Exxon's Immediate Concern 
------------------------- 
 
28. (C) Of immediate concern to Exxon has been the safety and 
security of both its fuel depots at the port, Corinto I and 
Corinto II.  Former Esso/Nicaragua General Manager Augustin 
 
Fuentes explains that these tanks have been in disuse, some 
for considerable time, and are "not suitable for service" of 
the kind that Petronic is using them.  They require constant 
vigilance, he said.  Some of the tanks have been used 
recently to store lubricants, but not fuel.  One Corinto I 
tank is larger, capable of storing 30,000 barrels of diesel, 
and still in use.  It was in fact full with Exxon product 
when Petronic took management control of Corinto I. 
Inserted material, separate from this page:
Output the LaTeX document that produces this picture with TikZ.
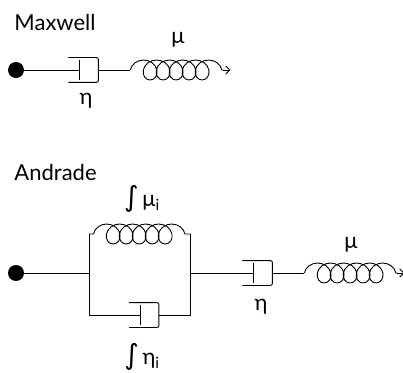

Moreover, Esso/Nicaragua's fire fighting equipment for both 
Corinto I and II is located in Corinto I.  This has caused 
Exxon to halt all operations at Corinto II for safety reasons. 
 
At the Break of Dawn 
-------------------- 
 
29. (C) In the early morning ours of August 30, another 
Venezuelan vessel crept into the Port of Corinto with another 
120,000 barrels of fuel.  Petronic still controls Corinto I 
and is again preparing to offload Venezuelan fuel. 
 
Comment 
------- 
 
30. (C) We strongly suspect that the Sandinista rush to 
received Venezuelan fuel is tied to FSLN financing needs, 
inter alia, the creation of 17,000 peoples' councils, an 
initiative recently launched by President Ortega.  Each 
Venezuelan ship offloded by Petronic translates directly into 
$5 million for the GON, given current ALBA financing terms. 
The level of interagency coordination demonstrated by the 
government's assault on Exxon and pressure on Glencore 
reflects direction from the highest levels of Government and 
the FSLN, which, in this case, work out of the same office.